▶ **Recorded data**

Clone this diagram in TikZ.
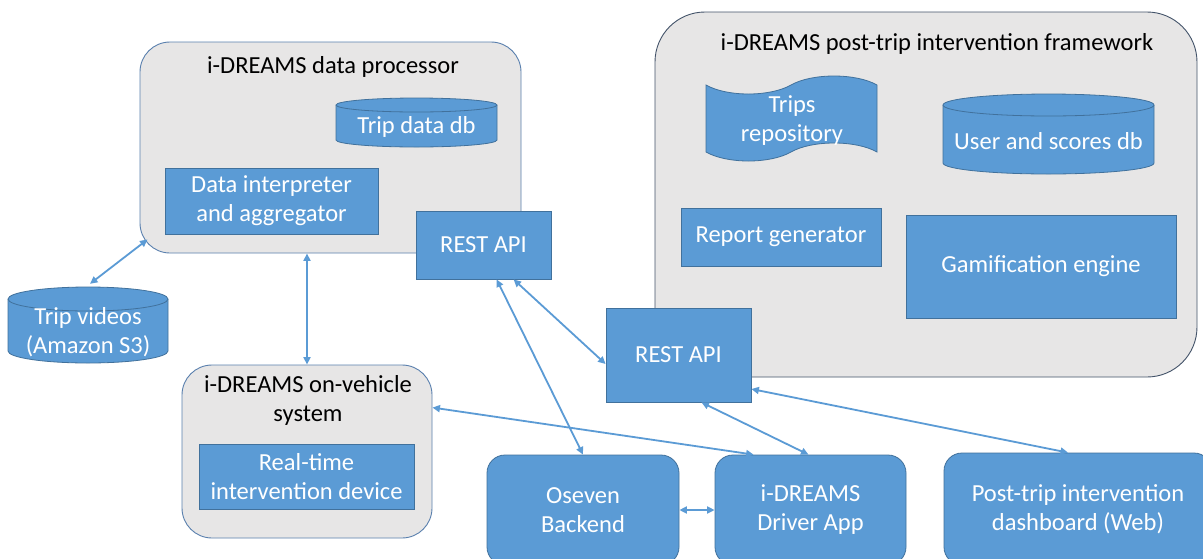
\documentclass[tikz,border=0pt]{standalone}
\usepackage{fontspec}
\setmainfont{Carlito}
\usetikzlibrary{arrows.meta,calc}
\definecolor{boxblue}{HTML}{5B9BD5}
\definecolor{boxedge}{HTML}{41719C}
\definecolor{contfill}{HTML}{E7E6E6}
\definecolor{contedge}{HTML}{5A80AE}
\definecolor{fwedge}{HTML}{44546A}
\definecolor{arrowblue}{HTML}{5B9BD5}
\newcommand{\dbshape}[5]{%
  \pgfmathsetmacro\dbrx{(#2-#1)/2}%
  \filldraw[dbstyle] (#1,#3+#5) -- (#1,#4-#5)
    arc[start angle=180,end angle=0,x radius=\dbrx,y radius=#5]
    -- (#2,#3+#5)
    arc[start angle=0,end angle=-180,x radius=\dbrx,y radius=#5] -- cycle;
  \draw[dbstyle] (#1,#3+#5) arc[start angle=180,end angle=0,x radius=\dbrx,y radius=#5];
}
\begin{document}
\begin{tikzpicture}[x=1pt,y=-1pt,
  font=\fontsize{24.5}{29}\selectfont,
  container/.style={draw=contedge, fill=contfill, line width=0.9pt, rounded corners=30pt, inner sep=0pt},
  bluebox/.style={draw=boxedge, fill=boxblue, text=white, line width=0.8pt, align=center, inner sep=0pt},
  roundbox/.style={bluebox, rounded corners=18pt},
  dbstyle/.style={draw=boxedge, fill=boxblue, line width=0.8pt},
  plaintext/.style={text=white, align=center, inner sep=0pt},
  titletext/.style={text=black, align=center, inner sep=0pt},
  link/.style={draw=arrowblue, line width=1.8pt, {Triangle[length=7.5pt,width=7pt]}-{Triangle[length=7.5pt,width=7pt]}}
]
\useasboundingbox (0,0) rectangle (1203,558);
\clip (0,0) rectangle (1203,558);
\fill[white] (0,0) rectangle (1203,558);

% containers
\node[container, minimum width=381pt, minimum height=211pt] (dp) at (330.5,147.5) {};
\node[titletext] (dptitle) at (333,67) {i-DREAMS data processor};
\node[container, draw=fwedge, rounded corners=50pt, minimum width=542pt, minimum height=365pt] (fw) at (926,194.5) {};
\node[titletext] (fwtitle) at (937,44) {i-DREAMS post-trip intervention framework};
\node[container, minimum width=250pt, minimum height=173pt] (onv) at (307,451.5) {};
\node[titletext] (onvtitle) at (308,400) {i-DREAMS on-vehicle\\system};

% data processor content
\dbshape{336}{497}{98}{147}{7}
\node[plaintext] (tripdb) at (416.5,127) {Trip data db};
\node[bluebox, minimum width=213pt, minimum height=66pt] (interp) at (271.5,201) {Data interpreter\\and aggregator};
\node[bluebox, minimum width=135pt, minimum height=68pt] (rest1) at (483.5,245) {REST API};

% framework content
\filldraw[dbstyle] (706,85) .. controls (727,97) and (770,97) .. (791,85)
  .. controls (812,73) and (856,73) .. (877,85) -- (877,152)
  .. controls (856,140) and (812,140) .. (791,152)
  .. controls (770,164) and (727,164) .. (706,152) -- cycle;
\node[plaintext] (trips) at (792,121) {Trips\\repository};
\dbshape{943}{1154}{94}{174}{11}
\node[plaintext] (usersdb) at (1048.5,141) {User and scores db};
\node[bluebox, minimum width=200pt, minimum height=58pt] (report) at (781,237) {Report generator};
\node[bluebox, minimum width=270pt, minimum height=103pt] (gamif) at (1041,266.5) {Gamification engine};
\node[bluebox, minimum width=145pt, minimum height=94pt] (rest2) at (678.5,355) {REST API};

% trip videos
\dbshape{8}{168}{287}{363}{12}
\node[plaintext, minimum width=160pt, minimum height=90pt] (tv) at (88,332) {Trip videos\\(Amazon S3)};

% on-vehicle content
\node[bluebox, minimum width=215pt, minimum height=65pt] (rt) at (306.5,476.5) {Real-time\\intervention device};

% bottom row
\node[roundbox, minimum width=192pt, minimum height=110pt] (oseven) at (583,510) {Oseven\\Backend};
\node[roundbox, minimum width=191pt, minimum height=110pt] (drv) at (810.5,510) {i-DREAMS\\Driver App};
\node[roundbox, minimum width=268pt, minimum height=112pt] (dash) at (1078,509) {Post-trip intervention\\dashboard (Web)};

% connectors
\draw[link] ($(dp.south west)+(8,-14)$) -- ($(tv.north)+(2,-3)$);
\draw[link] (dp.south -| onv.north) -- (onv.north);
\draw[link] ($(rest1.south west)+(81,0)$) -- (oseven.north);
\draw[link] ($(rest1.south west)+(98,0)$) -- ($(rest2.west)+(0,9)$);
\draw[link] ($(onv.north east)+(0,43)$) -- ($(drv.north west)+(39,0)$);
\draw[link] ($(rest2.south)+(23,0)$) -- ($(drv.north)+(-2,0)$);
\draw[link] ($(rest2.east)+(0,34)$) -- ($(dash.north)+(-10,0)$);
\draw[link] (oseven.east) -- (drv.west);
\end{tikzpicture}
\end{document}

▶ **Stated task**
Images should not appear in the copy; retype the listing above exactly.

▶ **Solution**
Clone this diagram in TikZ.
\documentclass[tikz,border=0pt]{standalone}
\usepackage{fontspec}
\setmainfont{Carlito}
\usetikzlibrary{arrows.meta,calc}
\definecolor{boxblue}{HTML}{5B9BD5}
\definecolor{boxedge}{HTML}{41719C}
\definecolor{contfill}{HTML}{E7E6E6}
\definecolor{contedge}{HTML}{5A80AE}
\definecolor{fwedge}{HTML}{44546A}
\definecolor{arrowblue}{HTML}{5B9BD5}
\newcommand{\dbshape}[5]{%
  \pgfmathsetmacro\dbrx{(#2-#1)/2}%
  \filldraw[dbstyle] (#1,#3+#5) -- (#1,#4-#5)
    arc[start angle=180,end angle=0,x radius=\dbrx,y radius=#5]
    -- (#2,#3+#5)
    arc[start angle=0,end angle=-180,x radius=\dbrx,y radius=#5] -- cycle;
  \draw[dbstyle] (#1,#3+#5) arc[start angle=180,end angle=0,x radius=\dbrx,y radius=#5];
}
\begin{document}
\begin{tikzpicture}[x=1pt,y=-1pt,
  font=\fontsize{24.5}{29}\selectfont,
  container/.style={draw=contedge, fill=contfill, line width=0.9pt, rounded corners=30pt, inner sep=0pt},
  bluebox/.style={draw=boxedge, fill=boxblue, text=white, line width=0.8pt, align=center, inner sep=0pt},
  roundbox/.style={bluebox, rounded corners=18pt},
  dbstyle/.style={draw=boxedge, fill=boxblue, line width=0.8pt},
  plaintext/.style={text=white, align=center, inner sep=0pt},
  titletext/.style={text=black, align=center, inner sep=0pt},
  link/.style={draw=arrowblue, line width=1.8pt, {Triangle[length=7.5pt,width=7pt]}-{Triangle[length=7.5pt,width=7pt]}}
]
\useasboundingbox (0,0) rectangle (1203,558);
\clip (0,0) rectangle (1203,558);
\fill[white] (0,0) rectangle (1203,558);

% containers
\node[container, minimum width=381pt, minimum height=211pt] (dp) at (330.5,147.5) {};
\node[titletext] (dptitle) at (333,67) {i-DREAMS data processor};
\node[container, draw=fwedge, rounded corners=50pt, minimum width=542pt, minimum height=365pt] (fw) at (926,194.5) {};
\node[titletext] (fwtitle) at (937,44) {i-DREAMS post-trip intervention framework};
\node[container, minimum width=250pt, minimum height=173pt] (onv) at (307,451.5) {};
\node[titletext] (onvtitle) at (308,400) {i-DREAMS on-vehicle\\system};

% data processor content
\dbshape{336}{497}{98}{147}{7}
\node[plaintext] (tripdb) at (416.5,127) {Trip data db};
\node[bluebox, minimum width=213pt, minimum height=66pt] (interp) at (271.5,201) {Data interpreter\\and aggregator};
\node[bluebox, minimum width=135pt, minimum height=68pt] (rest1) at (483.5,245) {REST API};

% framework content
\filldraw[dbstyle] (706,85) .. controls (727,97) and (770,97) .. (791,85)
  .. controls (812,73) and (856,73) .. (877,85) -- (877,152)
  .. controls (856,140) and (812,140) .. (791,152)
  .. controls (770,164) and (727,164) .. (706,152) -- cycle;
\node[plaintext] (trips) at (792,121) {Trips\\repository};
\dbshape{943}{1154}{94}{174}{11}
\node[plaintext] (usersdb) at (1048.5,141) {User and scores db};
\node[bluebox, minimum width=200pt, minimum height=58pt] (report) at (781,237) {Report generator};
\node[bluebox, minimum width=270pt, minimum height=103pt] (gamif) at (1041,266.5) {Gamification engine};
\node[bluebox, minimum width=145pt, minimum height=94pt] (rest2) at (678.5,355) {REST API};

% trip videos
\dbshape{8}{168}{287}{363}{12}
\node[plaintext, minimum width=160pt, minimum height=90pt] (tv) at (88,332) {Trip videos\\(Amazon S3)};

% on-vehicle content
\node[bluebox, minimum width=215pt, minimum height=65pt] (rt) at (306.5,476.5) {Real-time\\intervention device};

% bottom row
\node[roundbox, minimum width=192pt, minimum height=110pt] (oseven) at (583,510) {Oseven\\Backend};
\node[roundbox, minimum width=191pt, minimum height=110pt] (drv) at (810.5,510) {i-DREAMS\\Driver App};
\node[roundbox, minimum width=268pt, minimum height=112pt] (dash) at (1078,509) {Post-trip intervention\\dashboard (Web)};

% connectors
\draw[link] ($(dp.south west)+(8,-14)$) -- ($(tv.north)+(2,-3)$);
\draw[link] (dp.south -| onv.north) -- (onv.north);
\draw[link] ($(rest1.south west)+(81,0)$) -- (oseven.north);
\draw[link] ($(rest1.south west)+(98,0)$) -- ($(rest2.west)+(0,9)$);
\draw[link] ($(onv.north east)+(0,43)$) -- ($(drv.north west)+(39,0)$);
\draw[link] ($(rest2.south)+(23,0)$) -- ($(drv.north)+(-2,0)$);
\draw[link] ($(rest2.east)+(0,34)$) -- ($(dash.north)+(-10,0)$);
\draw[link] (oseven.east) -- (drv.west);
\end{tikzpicture}
\end{document}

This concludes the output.